Derek James Armstrong (born 16 March 1939) is an English former professional footballer and current Director of Coaching of the San Diego Nomads. He played as an inside-left, including Football League appearances for both Blackpool and Carlisle United.

==Managerial and coaching career==
Derek joined Fleetwood F.C., then in the Lancashire Combination for the 1966–67 season and he became player-manager in Fleetwood's inaugural 1968–69 season in the Northern Premier League. He was there for 5 seasons and left after winning the Northern Premier League Cup beating Wigan Athletic in the semi-final, and Macclesfield Town in the final. He had coaching/manager positions with Chorley F.C., Netherfield A.F.C., Blackpool Mechanics, and Lancaster City before joining Allan Brown at Blackpool FC in the 1975–76 season as reserve coach. In 1979 he was moved to first-team coach for eight games when Jimmy Meadows had a short spell as manager before returning to coaching the reserves again when Bobby Collins joined the staff. In 1980 he worked for Notts County F.C. for a season, scouting upcoming opponents for the championships season in which Notts County were promoted to Div 1.

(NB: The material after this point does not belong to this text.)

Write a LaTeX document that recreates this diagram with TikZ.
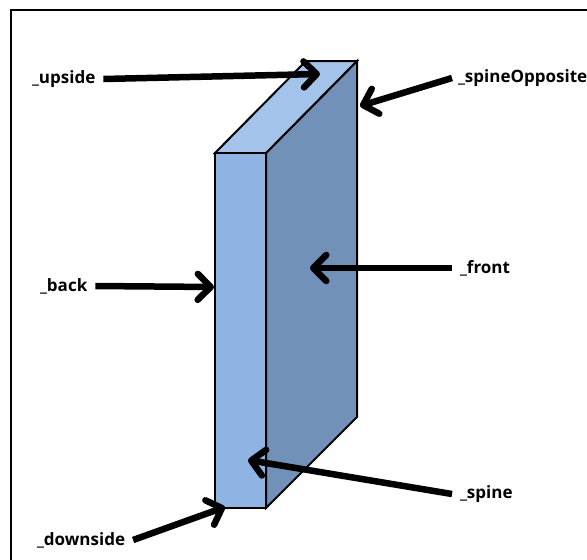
\documentclass[tikz,border=0pt]{standalone}
\usepackage{fontspec}
\setmainfont{Open Sans}
\usetikzlibrary{arrows.meta}
\definecolor{frontc}{HTML}{8FB3E2}
\definecolor{topc}{HTML}{A4C3EA}
\definecolor{sidec}{HTML}{7191B8}
\begin{document}
\begin{tikzpicture}[x=1pt,y=-1pt,
  lab/.style={inner sep=0pt, outer xsep=8pt, font=\fontsize{17}{19}\selectfont\bfseries},
  face/.style={draw=black, line width=2pt, line join=miter},
  arr/.style={line width=6.5pt, -{Straight Barb[length=13pt,width=26pt,round]}}]
\useasboundingbox (0,0) rectangle (587,560);
% frame
\draw[line width=2pt] (11,561) -- (11,9.5) -- (588,9.5);
% box corners
\coordinate (A) at (215,153);
\coordinate (B) at (266,153);
\coordinate (C) at (266,508);
\coordinate (D) at (215,508);
\coordinate (E) at (306,61);
\coordinate (F) at (357,61);
\coordinate (G) at (357,417);
\filldraw[face, fill=sidec] (B) -- (F) -- (G) -- (C) -- cycle;
\filldraw[face, fill=topc] (A) -- (E) -- (F) -- (B) -- cycle;
\filldraw[face, fill=frontc] (A) -- (B) -- (C) -- (D) -- cycle;
% labels
\node[lab, anchor=west] (up) at (24,79) {\_upside};
\node[lab, anchor=west] (back) at (32,286) {\_back};
\node[lab, anchor=west] (down) at (29,540) {\_downside};
\node[lab, anchor=west, outer xsep=6pt] (opp) at (452,78) {\_spineOpposite};
\node[lab, anchor=west] (front) at (452,268) {\_front};
\node[lab, anchor=west] (spine) at (452,494) {\_spine};
% arrow tips
\coordinate (tUp) at (320,74);
\coordinate (tOpp) at (360,106);
\coordinate (tBack) at (214,287);
\coordinate (tFront) at (310,268);
\coordinate (tSpine) at (248,460);
\coordinate (tDown) at (225,507);
\draw[arr] (up.east) -- (tUp);
\draw[arr] (opp.west) -- (tOpp);
\draw[arr] (back.east) -- (tBack);
\draw[arr] (front.west) -- (tFront);
\draw[arr] (spine.west) -- (tSpine);
\draw[arr] (down.east) -- (tDown);
\end{tikzpicture}
\end{document}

In the United States, he became an assistant coach with Columbus Magic in Ohio in 1980, before moving to Nomads Soccer Club in La Jolla California in 1981. He became the first paid youth soccer coach in the United States when he joined the staff of the La Jolla Nomads. In 1986, Armstrong helped to found the San Diego Nomads in the new Western Soccer Alliance. The Nomads won the Western Soccer Alliance titles in 1987 and 1989. They were also runners-up to Fort Lauderdale Strikers in the 1989 National Professional Championship. In 2001 the Nomads were asked to manage the San Diego Flash franchise in the A-league by the league, the side under Armstrong reaching the play-offs. He continues to work for the Nomads, currently as director of coaching and board member.

===College soccer===
He also coached the UC San Diego (UCSD) men's soccer team from 1983 to 2007, during which time the Tritons won three national titles. In the fifth game of the 2007 season, he coached his 500th game with UCSD. Prior to taking over as coach in 1983, the Tritons had had only one season with more wins than defeats in their seven-year history. Armstrong transformed the side to the extent that the first season with more defeats than wins under his tenure did not come until the 2001 season. His cumulative record of 326–138–48 makes him the winningest coach in UCSD history. He retired as Tritons coach in September 2007. Derek was inducted into the UCSD hall of fame in 2017. With the advent of the US Soccer Academy starting that season he decided to retire . Also contributing to his retirement from UCSD was the fact he had an impending knee operation which could not be put off

===United States U20===
In 1987 Armstrong coached the United States under-20 side in the World Youth Championship (now known as the FIFA U-20 World Cup) in Chile. Derek holds the unique distinction of being the first USA coach to beat Mexico at the World Cup level. They knocked off Mexico, 3–0, in the 1987 CONCACAF tournament in Trinidad. The team qualified for the World Cup in Chile.

===US club soccer===
He was one of the founding members and chairman of US Club Soccer in its early years, he retired from this position in January 2009.
United States Soccer ACADEMY. Derek served on the formation committee in 2007 representing youth clubs across the United States.